While the Ninja 16+ rated as one of the easiest tools in our test to use, a few tools we tested edged it out. The Specialized EMT Pro has a classic multi-tool design with each tool clearly labeled, and its only removable bit is the not-often-used Phillips head screwdriver. Other tools that rated highly in ease of use include the Unior Euro17, the Pedros Rx Micro-20, and the Blackburn Tradesman, but each of these tools weighs at least 70 grams more than the Ninja 16+.
We initially had questions about the durability of the carbon fiber reinforced polymer body of the Ninja 16+, but our concerns were largely dispelled once we got our hands on the tool. When reinforced with carbon fiber, a thermoplastic polymer like that of the Ninja 16+ has a very high strength-to-weight ratio, but can also fail with fatigue over a long period of time. We worried that if the frame of the tool flexed or twisted during use that the material would fatigue and fail quickly. Unlike the plastic frame of the Euro17, however, the Ninja 16+'s body is incredibly stiff, and we couldn't detect any movement when applying high torque to the tool. Based on this and the lack of wear on the tool's chrome vanadium steel wrenches throughout the testing process, we're very confident in the Ninja 16+'s longevity.
The Ninja 16+ is our highest scoring tool in durability with a non-metal frame.

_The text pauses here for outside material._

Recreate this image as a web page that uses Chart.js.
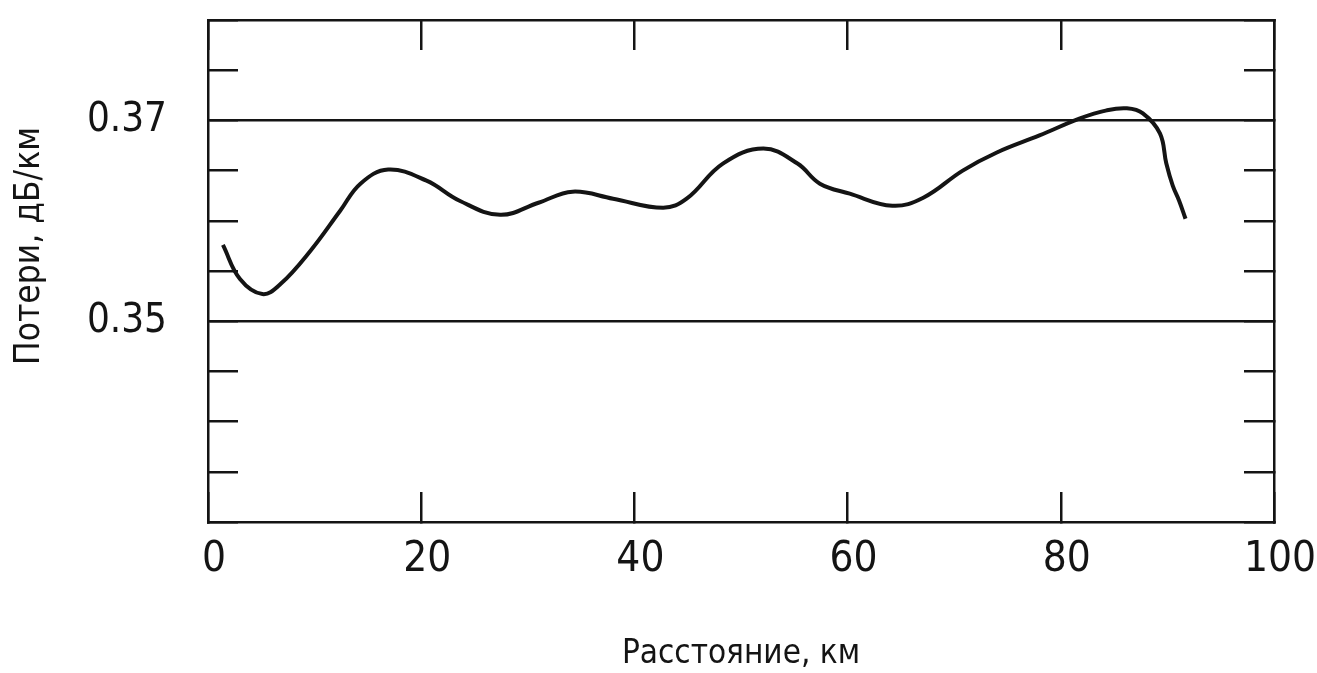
<!DOCTYPE html>
<html>
  <head>
    <title>Потери по длине линии</title>
    <script src="https://cdn.jsdelivr.net/npm/chart.js"></script>
    <style>
      body {
        margin: 0;
        background: #fff;
      }
      #chart {
        display: block;
      }
    </style>
  </head>
  <body>
    <canvas id="chart" width="1317" height="673"></canvas>

    <script>
      // values
      const distanceKm = [
        1.4, 3.0, 5.1, 6.8, 9.6, 12.4, 14.3, 16.9, 20.5, 23.6, 27.4, 31,
        34.2, 38, 42.7, 44.9, 48.3, 52.1, 55.3, 57.4, 60.2, 64.2, 67.1,
        70.8, 74, 78, 81.8, 84.3, 86.2, 87.7, 89.3, 89.9, 90.5, 91.1, 91.7,
      ];
      const lossDbKm = [
        0.3576, 0.3542, 0.3527, 0.3537, 0.357, 0.361, 0.3637, 0.3651, 0.364,
        0.362, 0.3606, 0.3618, 0.3629, 0.3622, 0.3613, 0.3622, 0.3657,
        0.3672, 0.3657, 0.3637, 0.3627, 0.3615, 0.3623, 0.365, 0.3668, 0.3685,
        0.3702, 0.371, 0.3712, 0.3707, 0.3687, 0.3657, 0.3635, 0.362, 0.3602,
      ];
      const yLabelled = [0.35, 0.37];

      const FONT = "'Liberation Sans Narrow', 'Arial Narrow', 'DejaVu Sans Condensed', 'Liberation Sans', sans-serif";
      const INK = "#141414";

      const isLabelled = (v) =>
        yLabelled.some((l) => Math.round(l * 1000) === Math.round(v * 1000));

      function fixWidth(w) {
        return (scale) => {
          scale.width = w;
          scale.paddingTop = 0;
          scale.paddingBottom = 0;
        };
      }
      function fixHeight(h) {
        return (scale) => {
          scale.height = h;
          scale.paddingLeft = 0;
          scale.paddingRight = 0;
        };
      }

      const ctx = document.getElementById("chart").getContext("2d");
      new Chart(ctx, {
        type: "scatter",
        data: {
          datasets: [
            {
              data: distanceKm.map((x, i) => ({ x: x, y: lossDbKm[i] })),
              showLine: true,
              borderColor: INK,
              borderWidth: 4,
              pointRadius: 0,
              tension: 0.4,
            },
          ],
        },
        options: {
          responsive: false,
          animation: false,
          layout: { padding: 0 },
          plugins: {
            legend: { display: false },
            tooltip: { enabled: false },
          },
          scales: {
            x: {
              type: "linear",
              position: "bottom",
              min: 0,
              max: 100,
              afterFit: fixHeight(151),
              border: { display: true, color: INK, width: 2.5 },
              grid: {
                color: "rgba(0,0,0,0)",
                tickColor: INK,
                tickLength: -30,
                lineWidth: 2.5,
              },
              ticks: {
                stepSize: 20,
                autoSkip: false,
                maxRotation: 0,
                padding: 47,
                labelOffset: 6,
                color: INK,
                font: { family: FONT, size: 42, lineHeight: 1 },
              },
              title: {
                display: true,
                text: "Расстояние, км",
                color: INK,
                padding: { top: 0, bottom: 2 },
                font: { family: FONT, size: 33, lineHeight: 1 },
              },
            },
            x2: {
              type: "linear",
              position: "top",
              min: 0,
              max: 100,
              afterFit: fixHeight(20),
              border: { display: true, color: INK, width: 2.5 },
              grid: {
                drawOnChartArea: false,
                tickColor: INK,
                tickLength: -30,
                lineWidth: 2.5,
              },
              ticks: { stepSize: 20, display: false },
            },
            y: {
              type: "linear",
              position: "left",
              min: 0.33,
              max: 0.38,
              afterFit: fixWidth(208),
              border: { display: true, color: INK, width: 2.5 },
              grid: {
                color: (c) =>
                  c.tick && isLabelled(c.tick.value) ? INK : "rgba(0,0,0,0)",
                tickColor: INK,
                tickLength: -30,
                lineWidth: 2.5,
              },
              ticks: {
                stepSize: 0.005,
                autoSkip: false,
                padding: 71,
                color: INK,
                font: { family: FONT, size: 40, lineHeight: 1 },
                callback: (v) => (isLabelled(v) ? Number(v).toFixed(2) : ""),
              },
              title: {
                display: true,
                // leading spaces lift the rotated title a little, as in the original
                text: "\u00a0\u00a0\u00a0\u00a0\u00a0Потери, дБ/км",
                color: INK,
                padding: { top: 12, bottom: 0 },
                font: { family: FONT, size: 35, lineHeight: 1 },
              },
            },
            y2: {
              type: "linear",
              position: "right",
              min: 0.33,
              max: 0.38,
              afterFit: fixWidth(43),
              border: { display: true, color: INK, width: 2.5 },
              grid: {
                drawOnChartArea: false,
                tickColor: INK,
                tickLength: -30,
                lineWidth: 2.5,
              },
              ticks: { stepSize: 0.005, display: false },
            },
          },
        },
      });
    </script>
  </body>
</html>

It's on par with full-metal construction tools like the Crankbrothers M19 and the Blackburn Tradesman. These tools are all built to last, but the Ninja 16+ does it at a much lower weight cost.
With a $35 retail price tag, we think that the Ninja 16+ offers a lot of value. It is the lightest tool in our test while rating highly in versatility and durability. All of that for a price that falls right around the median of all the models we looked at is difficult to pass up.
Our testers thought very highly of the Ninja 16+. With an incredibly lightweight design, 16 useful functions, an intuitive layout, and quality construction, we would recommend this tool to any cyclist.